Showing posts with label Kirby Larson. Show all posts
Showing posts with label Kirby Larson. Show all posts

Thursday, March 1, 2018

Hattie Ever After by Kirby Larson


Rating: WARTY!

This was another audiobook experiment. The blurb sounded wonderful, but the story, not so much. Read pretty decently by Kirsten Porter, the story was supposed to be a sequel to Hattie Big Sky about little orphan Hattie who inherits a homestead. I never read the original, but in this sequel, we learn of Hattie Inez Brooks that "Nothing can squash her desire to write for a big city newspaper." Except the author, who never lets her near a story. Hattie never reports on anything (at least not in the portions that I listened to). She claims she wants to report; she moves to San Francisco purportedly to pursue her desire; she reads newspapers, but nowhere did she ever pursue a story. It was pathetic.

This is one good reason why I rarely like series! The story falls apart! I can't speak for the first volume, but I understand it told the story of sixteen-year-old Hattie taking over a homestead that was bequeathed to her, and making a go of it. It sounds like a Mary Sue prequel, but given that opening story, how she changed from fighting for that, to completely abandoning both it and her love so easily is a complete mystery.

I didn't even realize this was a sequel at first, and if I had known there was a volume one and it had won a Newbery, I would have avoided it and this one like the plague. This second volume was pretty pathetic and exactly what I would expect from a Newbery author. Newbery is a stamp of approval for bland and tedious. I would feel insulted if I were ever offered one and I would turn it down.

So, I listened to two of the five disks, skimmed the third, and then listened to portions of the last one, so I think I got a pretty fair sampling of it, and nothing changed. The story should have been titled 'Flaccid Ever After', or 'Mary Sue Goes to Washington...er San Francisco' since everything she dreams of seems to fall into her lap without her having to strive for a single thing. And this is after she callously ditches her love for her career. Kirby Larson is known for her children's books. I positively reviewed one of these, titled Dash in September of 2017, but listening to this, it was easy to see why she's known for writing for children and not for adults.

I got the impression that the author had done a lot of research, but instead of using that as background for her story, she was so thrilled with herself over how much she knew about the era that she wanted to lecture the reader about it, and so instead of actually telling Hattie's story, the author spent almost the entire time showing off her research. Instead of a story, we got a series of info dumps, and the whole thing was a sorry mess. I cannot recommend this based on my experience of it.


Friday, September 1, 2017

Dash by Kirby Larson


Rating: WORTHY!

This was a pretty decent read for a younger reader, but perhaps a bit immature and bland for a middle-grader or older. There's very little in it for the adult reader, but since it's not aimed at an adult audience I can't fault it for that, so I consider it a worthy read for the intended audience.

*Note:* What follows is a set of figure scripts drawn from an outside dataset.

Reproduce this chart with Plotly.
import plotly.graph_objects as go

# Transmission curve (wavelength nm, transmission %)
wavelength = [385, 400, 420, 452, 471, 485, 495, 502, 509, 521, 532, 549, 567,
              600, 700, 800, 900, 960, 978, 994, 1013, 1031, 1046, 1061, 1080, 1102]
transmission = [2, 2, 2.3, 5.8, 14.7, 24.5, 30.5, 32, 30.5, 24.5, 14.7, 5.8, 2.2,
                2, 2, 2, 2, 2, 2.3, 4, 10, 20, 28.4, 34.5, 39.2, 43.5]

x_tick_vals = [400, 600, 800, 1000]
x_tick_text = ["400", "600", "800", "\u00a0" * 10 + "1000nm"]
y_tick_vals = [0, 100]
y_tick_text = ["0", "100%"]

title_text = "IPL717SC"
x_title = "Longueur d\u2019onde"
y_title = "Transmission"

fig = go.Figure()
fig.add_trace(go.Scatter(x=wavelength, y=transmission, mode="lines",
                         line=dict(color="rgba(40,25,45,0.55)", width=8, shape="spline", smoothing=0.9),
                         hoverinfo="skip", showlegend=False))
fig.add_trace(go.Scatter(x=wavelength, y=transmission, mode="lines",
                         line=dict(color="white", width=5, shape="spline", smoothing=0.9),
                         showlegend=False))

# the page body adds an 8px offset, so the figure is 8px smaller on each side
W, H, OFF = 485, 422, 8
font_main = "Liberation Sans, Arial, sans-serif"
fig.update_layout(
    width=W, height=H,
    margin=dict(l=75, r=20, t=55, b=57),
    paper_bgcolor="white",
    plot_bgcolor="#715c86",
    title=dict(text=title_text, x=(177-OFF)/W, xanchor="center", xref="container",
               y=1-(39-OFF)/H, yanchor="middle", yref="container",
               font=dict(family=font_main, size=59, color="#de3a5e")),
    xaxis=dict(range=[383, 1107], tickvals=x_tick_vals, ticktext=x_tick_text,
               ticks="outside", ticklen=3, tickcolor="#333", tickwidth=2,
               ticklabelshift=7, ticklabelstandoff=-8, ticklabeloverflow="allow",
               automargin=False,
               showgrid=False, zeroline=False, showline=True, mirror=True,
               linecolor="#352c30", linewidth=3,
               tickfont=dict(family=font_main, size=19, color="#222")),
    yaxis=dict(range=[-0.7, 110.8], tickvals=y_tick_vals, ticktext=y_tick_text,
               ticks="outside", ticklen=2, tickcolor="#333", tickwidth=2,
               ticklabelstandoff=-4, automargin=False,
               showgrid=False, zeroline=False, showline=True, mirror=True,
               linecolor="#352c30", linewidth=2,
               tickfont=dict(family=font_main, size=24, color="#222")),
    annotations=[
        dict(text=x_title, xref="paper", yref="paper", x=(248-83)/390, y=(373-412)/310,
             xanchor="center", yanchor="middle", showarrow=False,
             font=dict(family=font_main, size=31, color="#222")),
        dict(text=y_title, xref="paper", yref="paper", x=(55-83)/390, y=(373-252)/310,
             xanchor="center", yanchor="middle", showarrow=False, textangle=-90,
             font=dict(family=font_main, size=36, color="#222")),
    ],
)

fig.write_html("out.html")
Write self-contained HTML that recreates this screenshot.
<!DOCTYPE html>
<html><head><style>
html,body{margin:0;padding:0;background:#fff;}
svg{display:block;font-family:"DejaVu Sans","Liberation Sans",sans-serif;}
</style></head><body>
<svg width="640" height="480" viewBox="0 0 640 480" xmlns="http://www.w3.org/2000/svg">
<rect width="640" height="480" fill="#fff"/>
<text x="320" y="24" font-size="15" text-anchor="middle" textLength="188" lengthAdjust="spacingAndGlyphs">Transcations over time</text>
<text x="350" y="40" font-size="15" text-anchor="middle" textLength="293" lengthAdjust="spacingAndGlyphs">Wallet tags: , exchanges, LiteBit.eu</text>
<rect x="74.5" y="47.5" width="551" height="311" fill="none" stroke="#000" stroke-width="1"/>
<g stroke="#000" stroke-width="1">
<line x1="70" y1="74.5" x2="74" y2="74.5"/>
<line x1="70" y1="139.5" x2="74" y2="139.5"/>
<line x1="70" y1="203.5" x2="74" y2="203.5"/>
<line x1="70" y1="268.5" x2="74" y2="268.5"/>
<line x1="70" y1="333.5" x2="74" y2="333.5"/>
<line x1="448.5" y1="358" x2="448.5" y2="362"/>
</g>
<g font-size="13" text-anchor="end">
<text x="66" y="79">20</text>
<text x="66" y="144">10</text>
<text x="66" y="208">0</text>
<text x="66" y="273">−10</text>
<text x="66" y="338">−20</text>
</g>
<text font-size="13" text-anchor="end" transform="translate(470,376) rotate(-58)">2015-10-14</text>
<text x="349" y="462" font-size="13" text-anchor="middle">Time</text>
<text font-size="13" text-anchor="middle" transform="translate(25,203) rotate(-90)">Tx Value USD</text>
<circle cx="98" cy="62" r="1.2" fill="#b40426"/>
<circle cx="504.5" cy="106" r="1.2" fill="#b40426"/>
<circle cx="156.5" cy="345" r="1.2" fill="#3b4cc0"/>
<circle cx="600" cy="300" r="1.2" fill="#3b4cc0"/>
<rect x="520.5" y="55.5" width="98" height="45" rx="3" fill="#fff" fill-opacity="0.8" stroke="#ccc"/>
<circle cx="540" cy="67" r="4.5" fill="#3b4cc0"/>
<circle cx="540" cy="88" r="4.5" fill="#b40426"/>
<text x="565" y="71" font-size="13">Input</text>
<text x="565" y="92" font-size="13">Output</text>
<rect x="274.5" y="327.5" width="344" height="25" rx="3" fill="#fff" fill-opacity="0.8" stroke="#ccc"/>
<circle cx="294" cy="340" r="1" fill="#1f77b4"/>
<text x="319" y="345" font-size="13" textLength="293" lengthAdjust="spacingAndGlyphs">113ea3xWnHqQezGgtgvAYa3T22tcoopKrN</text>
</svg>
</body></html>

After the attack on Pearl Harbor on December 7th 1941, a date which will live in infamy according to then president Roosevelt, he signed an exec order which brought infamy to the US, and shamefully so. The order eventually resulted in over a hundred thousand Japanese Americans being forced into internment camps. Curiously, in Hawaii, where many more Japanese Americans lived, little more than a tenth of those people were also interned. The man who was charged with accomplishing this, John DeWitt, the Army general in command of the coast, is portrayed as a decent person in this story but in reality, his inflammatory racist view was "A Jap's a Jap. They are a dangerous element, whether loyal or not."

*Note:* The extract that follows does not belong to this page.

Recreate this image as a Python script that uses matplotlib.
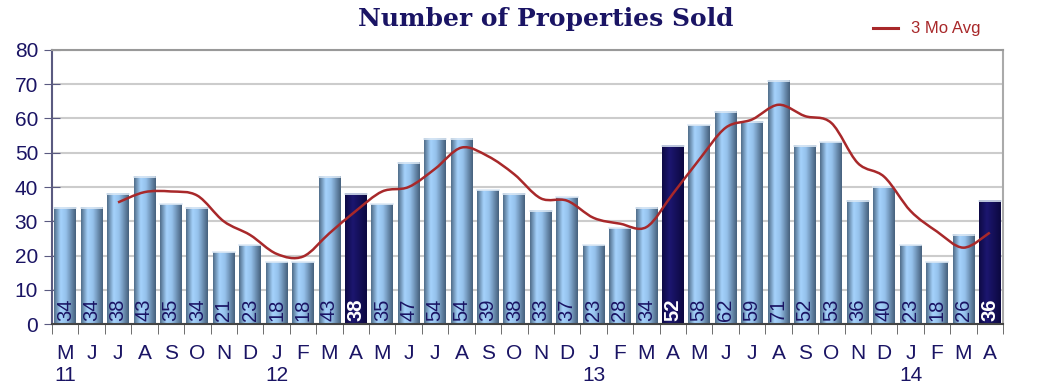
import matplotlib
matplotlib.use("Agg")
import matplotlib.pyplot as plt
import numpy as np
from matplotlib.path import Path
from matplotlib.patches import PathPatch
from matplotlib.colors import LinearSegmentedColormap
from matplotlib.lines import Line2D

plt.rcParams['font.family'] = ['Liberation Sans', 'DejaVu Sans']

months = ["M", "J", "J", "A", "S", "O", "N", "D", "J", "F", "M", "A"] * 3
years = {0: "11", 8: "12", 20: "13", 32: "14"}
sold = [34, 34, 38, 43, 35, 34, 21, 23, 18, 18, 43, 38,
        35, 47, 54, 54, 39, 38, 33, 37, 23, 28, 34, 52,
        58, 62, 59, 71, 52, 53, 36, 40, 23, 18, 26, 36]
highlight = [11, 23, 35]  # April bars
# 3 month average (starts at the third bar)
avg_start = 2
avg = [35.5, 38.5, 38.7, 37.5, 30, 26, 20.5, 19.7, 26.5, 33, 38.7, 40,
       45.3, 51.5, 49, 43.7, 36.7, 36, 31, 29.3, 28.3, 38, 48, 57.3,
       59.7, 64, 60.7, 58.7, 47, 43, 33, 27, 22.3, 26.7]

navy = '#1a1464'
fig = plt.figure(figsize=(10.42, 3.9), dpi=100)
ax = fig.add_axes([0.0499, 0.169, 0.9127, 0.703])

x = np.arange(len(sold))
w = 0.82
light = LinearSegmentedColormap.from_list(
    'cyl', [(0, '#4f6c88'), (0.3, '#a5d2fc'), (0.55, '#95c1eb'), (1, '#46607c')])
dark = LinearSegmentedColormap.from_list(
    'cyl2', [(0, '#0e0a45'), (0.35, '#1c1670'), (1, '#0c0840')])
grad = np.linspace(0, 1, 64).reshape(1, -1)

for i, v in enumerate(sold):
    cmap = dark if i in highlight else light
    ax.imshow(grad, cmap=cmap, extent=[i - w / 2, i + w / 2, 0, v],
              aspect='auto', zorder=2, interpolation='bicubic')
    ax.plot([i - w / 2, i + w / 2], [v, v], color='#dde9f5', lw=1.2, zorder=3)
    if i in highlight:
        ax.text(i, 1.0, str(v), rotation=90, ha='center', va='bottom',
                color='white', fontsize=14.5, fontweight='bold', zorder=4)
    else:
        ax.text(i, 1.0, str(v), rotation=90, ha='center', va='bottom',
                color=navy, fontsize=14.5, zorder=4)

# smooth 3 month average (Catmull-Rom as cubic Bezier)
pts = np.column_stack([np.arange(avg_start, avg_start + len(avg)), avg])
verts = [pts[0]]
codes = [Path.MOVETO]
for k in range(len(pts) - 1):
    p0 = pts[max(k - 1, 0)]
    p1 = pts[k]
    p2 = pts[k + 1]
    p3 = pts[min(k + 2, len(pts) - 1)]
    verts += [p1 + (p2 - p0) / 6, p2 - (p3 - p1) / 6, p2]
    codes += [Path.CURVE4] * 3
ax.add_patch(PathPatch(Path(verts, codes), fill=False, edgecolor='#a8282a',
                       lw=1.8, zorder=5))

ax.set_xlim(-0.5, len(sold) - 0.5)
ax.set_ylim(0, 80)
ax.set_yticks(np.arange(0, 81, 10))
ax.yaxis.grid(True, color='#cccccc', lw=1.5, zorder=0)
ax.set_axisbelow(True)
ax.tick_params(axis='y', direction='inout', length=12, color='#5a5a80',
               labelsize=15, labelcolor=navy, pad=4)

ax.set_xticks(x)
ax.set_xticklabels(months)
ax.set_xticks(np.arange(-0.5, len(sold), 1), minor=True)
ax.tick_params(axis='x', which='major', length=0, labelsize=15,
               labelcolor=navy, pad=14)
ax.tick_params(axis='x', which='minor', direction='out', length=7, color='#555555')
for i, yr in years.items():
    ax.text(i, -0.186, yr, transform=ax.get_xaxis_transform(), ha='center',
            va='center', fontsize=15, color=navy)

ax.spines['left'].set_color('#5a5a80')
ax.spines['left'].set_linewidth(1.5)
ax.spines['bottom'].set_color('#444444')
ax.spines['bottom'].set_linewidth(1.5)
ax.spines['top'].set_color('#999999')
ax.spines['top'].set_linewidth(1.5)
ax.spines['right'].set_color('#aaaaaa')
ax.spines['right'].set_linewidth(1.5)

fig.text(0.524, 0.952, "Number of Properties Sold", ha='center', va='center',
         fontsize=18, fontweight='bold', color=navy, family='DejaVu Serif')

fig.add_artist(Line2D([0.838, 0.862], [0.928, 0.928], color='#a8282a', lw=2.2))
fig.text(0.874, 0.928, "3 Mo Avg", ha='left', va='center', fontsize=12,
         color='#a8282a')

fig.savefig("out.png", dpi=100)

The fact that this was indeed pure racism is proved by the fact that there was no large-scale wholesale incarceration of residents of German or Italian ancestry. It was America once again over-reacting to a bad and embarrassing defeat, taking the ball and going home. Meanwhile, in Japan there were over 2,000 civilians of allied nations. These people were also interned and very little (to my knowledge) has been written about them and very little is ever heard of their experiences. Bernice Archer has written a book about it, The Internment of Western Civilians Under the Japanese published in 2004. The Japanese treated Japanese Americans as Japanese Nationals, although American citizens of Japanese ancestry were urged to return to the US.

In this story, young Mitsi Kashino and her family are transported to an isolated camp, but she must leave behind her pet dog, Dash. The story, as I said, is a bit tame and bland, which given the audience for which it was written is understandable in some ways, but not in others, since this was written as recently as 2014. I think kids can handle more truth than the author does, evidently. It fails in that it does not give any real feeling of the horror or even of the foul injustice of these events, which is why I think it's suitable for a younger audience. I think older children will need more than this offers, but I consider it a worthy read for the young.